--- WRITTEN EXERCISE ---
Reproduce the material below line by line, beginning with its first line and ending with the line that contains "6.75, 5.03, 2.66]"; leave out pictures.
———
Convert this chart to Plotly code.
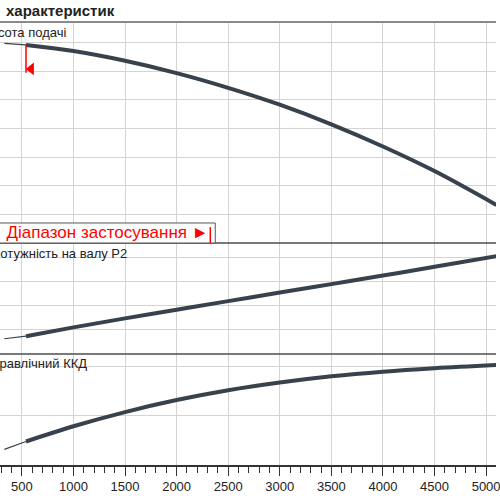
import plotly.graph_objects as go
from plotly.subplots import make_subplots

# Flow rate Q (m3/h) read along the x axis
q = [330, 540, 1000, 1500, 2000, 2500, 3000, 3500, 4000, 4500, 5100]

# Head H (m)
head = [13.95, 13.85, 13.42, 12.74, 11.88, 10.85, 9.67, 8.3, 6.75, 5.03, 2.66]

# Shaft power P2 (kW)
power = [31.5, 36.8, 55.0, 73.5, 91.5, 109.2, 126.8, 144.3, 162.0, 180.0, 202.0]

# Hydraulic efficiency (%)
efficiency = [12.8, 19.2, 31.6, 43.2, 53.0, 61.0, 67.3, 72.4, 76.2, 79.0, 81.6]

# lower limit of the application range
q_min_application = 540
head_marker = 12.17

x_ticks = [500, 1000, 1500, 2000, 2500, 3000, 3500, 4000, 4500, 5000]

curve_color = "#37424d"
grid_color = "#d4d4d4"
font_family = "Liberation Sans, Arial, sans-serif"

fig = make_subplots(
    rows=3, cols=1, shared_xaxes=True, vertical_spacing=0,
    row_heights=[221, 111, 111],
)

# thin part (outside application range) + thick part for each curve
for row, values in [(1, head), (2, power), (3, efficiency)]:
    fig.add_trace(go.Scatter(
        x=q[:2], y=values[:2], mode="lines",
        line=dict(color=curve_color, width=1.2), showlegend=False,
    ), row=row, col=1)
    fig.add_trace(go.Scatter(
        x=q[1:], y=values[1:], mode="lines", line_shape="spline",
        line=dict(color=curve_color, width=4), showlegend=False,
    ), row=row, col=1)

# application range marker on the head curve
fig.add_shape(
    type="line", x0=q_min_application, x1=q_min_application,
    y0=head[1], y1=11.9, line=dict(color="red", width=1.5), row=1, col=1,
)
fig.add_trace(go.Scatter(
    x=[q_min_application + 50], y=[head_marker], mode="markers",
    marker=dict(symbol="triangle-left", size=11, color="red"),
    showlegend=False,
), row=1, col=1)

# x axes
fig.update_xaxes(
    range=[288, 5096], showgrid=True, gridcolor=grid_color, gridwidth=1,
    tickvals=x_ticks, zeroline=False, showline=False, ticks="",
    showticklabels=False,
)
fig.update_xaxes(
    row=3, col=1, showticklabels=True, ticks="outside", ticklen=9,
    tickcolor="#333333", tickwidth=1, showline=True, linecolor="#333333",
    linewidth=1.5, ticklabeloverflow="allow",
    tickfont=dict(family=font_family, size=13, color="#222222"),
    minor=dict(dtick=100, tick0=0, ticks="outside", ticklen=6,
               tickcolor="#333333", showgrid=False),
)

# y axes
fig.update_yaxes(row=1, col=1, range=[0, 15.45], dtick=2)
fig.update_yaxes(row=2, col=1, range=[0, 229.2], dtick=50)
fig.update_yaxes(row=3, col=1, range=[0, 90.6], dtick=40)
fig.update_yaxes(showgrid=True, gridcolor=grid_color, gridwidth=1,
                 showticklabels=False, zeroline=False, ticks="")

# panel borders
for y, color, width in [(1.0, "#8a8a8a", 2), (0.5011, "#4d4d4d", 1.5),
                        (0.2506, "#4d4d4d", 1.5)]:
    fig.add_shape(type="line", xref="paper", yref="paper", x0=0, x1=1,
                  y0=y, y1=y, line=dict(color=color, width=width))

# application range box
fig.add_shape(type="rect", xref="paper", yref="paper",
              x0=-0.02, x1=0.434, y0=0.5011, y1=0.5463,
              line=dict(color="#555555", width=1), fillcolor="white",
              layer="above")
fig.add_shape(type="line", xref="paper", yref="paper",
              x0=0.424, x1=0.424, y0=0.5011, y1=0.537,
              line=dict(color="red", width=1.5), layer="above")
fig.add_annotation(
    xref="paper", yref="paper", x=0.426, y=0.524, xanchor="right",
    yanchor="middle", showarrow=False, text="◄ Діапазон застосування ►",
    font=dict(family=font_family, size=17, color="red"),
)

# panel labels
label_font = dict(family=font_family, size=13, color="#222222")
fig.add_annotation(xref="paper", yref="paper", x=0.138, y=0.976,
                   xanchor="right", yanchor="middle", showarrow=False,
                   text="Висота подачі", font=label_font)
fig.add_annotation(xref="paper", yref="paper", x=0.26, y=0.477,
                   xanchor="right", yanchor="middle", showarrow=False,
                   text="Потужність на валу P2", font=label_font)
fig.add_annotation(xref="paper", yref="paper", x=0.18, y=0.228,
                   xanchor="right", yanchor="middle", showarrow=False,
                   text="Гідравлічний ККД", font=label_font)

# title
fig.add_annotation(xref="paper", yref="paper", x=0.008, y=1.0,
                   yshift=12, xanchor="left", yanchor="middle",
                   showarrow=False, text="<b>характеристик</b>",
                   font=dict(family=font_family, size=15, color="#222222"))

fig.update_layout(
    width=500, height=500,
    margin=dict(l=0, r=0, t=22, b=35),
    plot_bgcolor="white", paper_bgcolor="white",
)

# page has a default body margin, drop it so the figure fills the window
fig.write_html(
    "out.html",
    config={"displayModeBar": False},
    post_script="document.body.style.margin='0px';",
)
———
--- CORRECT ANSWER ---
Convert this chart to Plotly code.
import plotly.graph_objects as go
from plotly.subplots import make_subplots

# Flow rate Q (m3/h) read along the x axis
q = [330, 540, 1000, 1500, 2000, 2500, 3000, 3500, 4000, 4500, 5100]

# Head H (m)
head = [13.95, 13.85, 13.42, 12.74, 11.88, 10.85, 9.67, 8.3, 6.75, 5.03, 2.66]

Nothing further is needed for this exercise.